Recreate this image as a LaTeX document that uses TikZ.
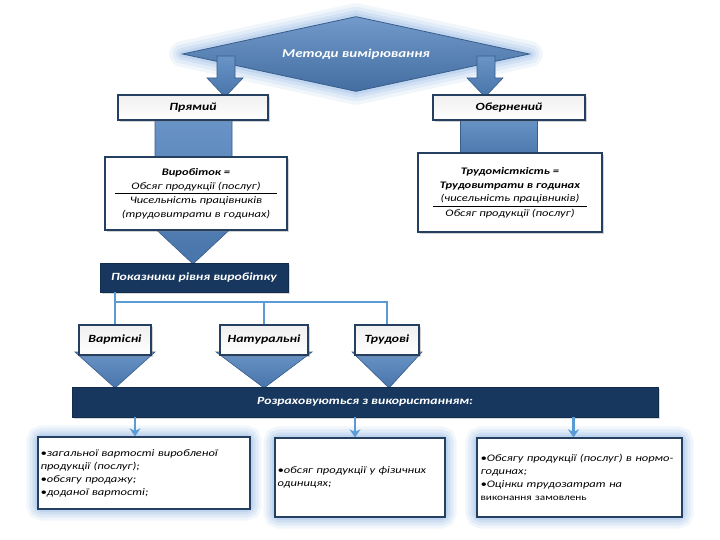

* * * * *

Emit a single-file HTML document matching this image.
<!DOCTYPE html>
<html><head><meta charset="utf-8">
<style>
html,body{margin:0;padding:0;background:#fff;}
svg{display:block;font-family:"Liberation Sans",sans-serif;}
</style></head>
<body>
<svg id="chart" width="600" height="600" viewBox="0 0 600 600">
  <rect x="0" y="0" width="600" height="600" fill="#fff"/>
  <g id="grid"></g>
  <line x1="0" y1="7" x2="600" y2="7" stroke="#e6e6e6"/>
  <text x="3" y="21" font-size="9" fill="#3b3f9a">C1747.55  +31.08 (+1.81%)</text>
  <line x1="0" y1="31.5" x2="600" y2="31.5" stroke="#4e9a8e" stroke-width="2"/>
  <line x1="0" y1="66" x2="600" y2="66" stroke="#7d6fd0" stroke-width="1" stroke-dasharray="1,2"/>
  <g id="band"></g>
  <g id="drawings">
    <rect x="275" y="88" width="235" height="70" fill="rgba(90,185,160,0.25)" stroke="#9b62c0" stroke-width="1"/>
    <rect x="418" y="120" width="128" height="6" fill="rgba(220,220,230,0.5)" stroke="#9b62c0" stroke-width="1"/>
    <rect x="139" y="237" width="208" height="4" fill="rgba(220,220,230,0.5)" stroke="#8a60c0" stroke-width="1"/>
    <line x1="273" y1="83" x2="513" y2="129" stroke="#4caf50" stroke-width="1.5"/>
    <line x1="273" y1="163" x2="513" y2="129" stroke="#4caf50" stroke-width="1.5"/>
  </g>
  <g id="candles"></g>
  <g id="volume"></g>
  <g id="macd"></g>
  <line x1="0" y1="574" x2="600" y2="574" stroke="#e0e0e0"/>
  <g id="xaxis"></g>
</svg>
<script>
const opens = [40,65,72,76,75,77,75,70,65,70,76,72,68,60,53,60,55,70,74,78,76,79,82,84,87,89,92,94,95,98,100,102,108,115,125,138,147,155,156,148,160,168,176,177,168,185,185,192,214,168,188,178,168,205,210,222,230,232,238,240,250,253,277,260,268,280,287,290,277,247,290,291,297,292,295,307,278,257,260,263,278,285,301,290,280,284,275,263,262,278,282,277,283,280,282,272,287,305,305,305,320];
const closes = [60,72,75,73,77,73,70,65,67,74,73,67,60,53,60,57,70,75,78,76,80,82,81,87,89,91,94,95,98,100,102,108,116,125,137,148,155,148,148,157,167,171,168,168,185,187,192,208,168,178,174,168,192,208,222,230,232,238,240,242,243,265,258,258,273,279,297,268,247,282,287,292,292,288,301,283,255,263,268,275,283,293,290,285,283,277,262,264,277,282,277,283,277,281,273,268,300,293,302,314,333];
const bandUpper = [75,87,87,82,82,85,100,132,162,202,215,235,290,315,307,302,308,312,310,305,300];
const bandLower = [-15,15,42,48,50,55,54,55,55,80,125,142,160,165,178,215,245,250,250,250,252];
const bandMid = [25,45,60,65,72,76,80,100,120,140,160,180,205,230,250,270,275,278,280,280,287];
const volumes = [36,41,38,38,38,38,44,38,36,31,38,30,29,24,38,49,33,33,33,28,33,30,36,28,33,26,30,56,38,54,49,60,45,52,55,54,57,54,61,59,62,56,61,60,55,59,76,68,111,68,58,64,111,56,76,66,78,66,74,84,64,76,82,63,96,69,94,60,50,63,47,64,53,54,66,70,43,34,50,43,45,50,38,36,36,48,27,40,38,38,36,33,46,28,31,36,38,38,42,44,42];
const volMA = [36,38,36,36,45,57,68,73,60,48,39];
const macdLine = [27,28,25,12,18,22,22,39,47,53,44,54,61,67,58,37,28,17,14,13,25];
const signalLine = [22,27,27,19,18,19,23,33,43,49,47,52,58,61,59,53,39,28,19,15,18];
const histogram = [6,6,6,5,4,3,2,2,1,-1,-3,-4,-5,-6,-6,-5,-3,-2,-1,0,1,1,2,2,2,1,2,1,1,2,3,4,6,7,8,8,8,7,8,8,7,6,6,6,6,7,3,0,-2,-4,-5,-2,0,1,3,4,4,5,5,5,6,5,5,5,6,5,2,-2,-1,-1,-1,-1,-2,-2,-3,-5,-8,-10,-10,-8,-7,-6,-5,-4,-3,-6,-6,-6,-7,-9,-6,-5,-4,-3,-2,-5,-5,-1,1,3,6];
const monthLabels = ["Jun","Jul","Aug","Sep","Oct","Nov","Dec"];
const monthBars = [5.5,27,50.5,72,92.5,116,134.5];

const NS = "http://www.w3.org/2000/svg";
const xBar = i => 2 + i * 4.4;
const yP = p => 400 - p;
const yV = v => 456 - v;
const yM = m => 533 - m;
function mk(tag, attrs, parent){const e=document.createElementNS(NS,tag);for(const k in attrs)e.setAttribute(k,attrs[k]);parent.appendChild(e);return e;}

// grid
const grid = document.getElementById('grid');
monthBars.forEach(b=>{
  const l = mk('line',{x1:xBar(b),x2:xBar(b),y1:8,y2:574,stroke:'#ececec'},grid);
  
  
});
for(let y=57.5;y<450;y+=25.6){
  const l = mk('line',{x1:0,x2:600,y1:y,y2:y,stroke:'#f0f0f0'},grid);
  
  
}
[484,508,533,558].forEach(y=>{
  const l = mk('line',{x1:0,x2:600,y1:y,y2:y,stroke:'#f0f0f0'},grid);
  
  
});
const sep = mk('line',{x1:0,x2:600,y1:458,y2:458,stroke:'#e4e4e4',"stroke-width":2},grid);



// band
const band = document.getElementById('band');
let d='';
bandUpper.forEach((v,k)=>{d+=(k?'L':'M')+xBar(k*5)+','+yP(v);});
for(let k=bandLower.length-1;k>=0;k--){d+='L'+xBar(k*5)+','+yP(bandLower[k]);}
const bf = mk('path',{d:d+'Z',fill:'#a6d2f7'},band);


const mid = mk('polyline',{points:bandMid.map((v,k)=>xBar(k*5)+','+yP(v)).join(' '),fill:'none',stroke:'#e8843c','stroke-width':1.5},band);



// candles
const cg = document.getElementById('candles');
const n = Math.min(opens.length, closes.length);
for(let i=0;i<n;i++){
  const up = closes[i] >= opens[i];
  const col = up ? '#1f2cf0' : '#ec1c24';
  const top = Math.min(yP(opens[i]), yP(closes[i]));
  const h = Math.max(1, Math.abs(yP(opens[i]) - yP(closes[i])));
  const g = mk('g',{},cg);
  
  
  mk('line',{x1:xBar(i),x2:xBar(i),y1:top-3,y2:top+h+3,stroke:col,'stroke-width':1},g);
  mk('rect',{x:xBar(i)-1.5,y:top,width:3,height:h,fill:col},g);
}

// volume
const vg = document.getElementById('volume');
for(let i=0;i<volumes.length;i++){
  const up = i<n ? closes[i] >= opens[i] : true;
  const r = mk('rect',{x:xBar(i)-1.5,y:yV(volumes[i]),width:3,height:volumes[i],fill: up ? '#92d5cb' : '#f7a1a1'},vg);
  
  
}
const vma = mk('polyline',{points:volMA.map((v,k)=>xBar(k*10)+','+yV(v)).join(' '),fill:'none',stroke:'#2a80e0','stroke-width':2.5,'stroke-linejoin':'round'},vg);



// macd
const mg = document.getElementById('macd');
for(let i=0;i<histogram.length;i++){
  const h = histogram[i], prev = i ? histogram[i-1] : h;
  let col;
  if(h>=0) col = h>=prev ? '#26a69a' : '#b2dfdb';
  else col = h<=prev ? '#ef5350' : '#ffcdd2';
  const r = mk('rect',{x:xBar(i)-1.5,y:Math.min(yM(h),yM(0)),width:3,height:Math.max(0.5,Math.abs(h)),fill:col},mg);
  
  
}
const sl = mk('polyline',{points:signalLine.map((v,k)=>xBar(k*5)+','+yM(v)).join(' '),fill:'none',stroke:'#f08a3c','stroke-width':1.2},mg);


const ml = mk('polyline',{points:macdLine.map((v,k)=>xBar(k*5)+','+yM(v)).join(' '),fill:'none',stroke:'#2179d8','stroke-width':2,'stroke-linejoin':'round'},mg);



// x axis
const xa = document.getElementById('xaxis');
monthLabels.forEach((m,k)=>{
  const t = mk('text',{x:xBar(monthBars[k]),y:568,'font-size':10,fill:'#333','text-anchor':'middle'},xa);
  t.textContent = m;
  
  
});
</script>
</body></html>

* * * * *

### Short task
Find all the lines containing "this" in the material, then copy them.

### Answer below
Recreate this image as a LaTeX document that uses TikZ.
Emit a single-file HTML document matching this image.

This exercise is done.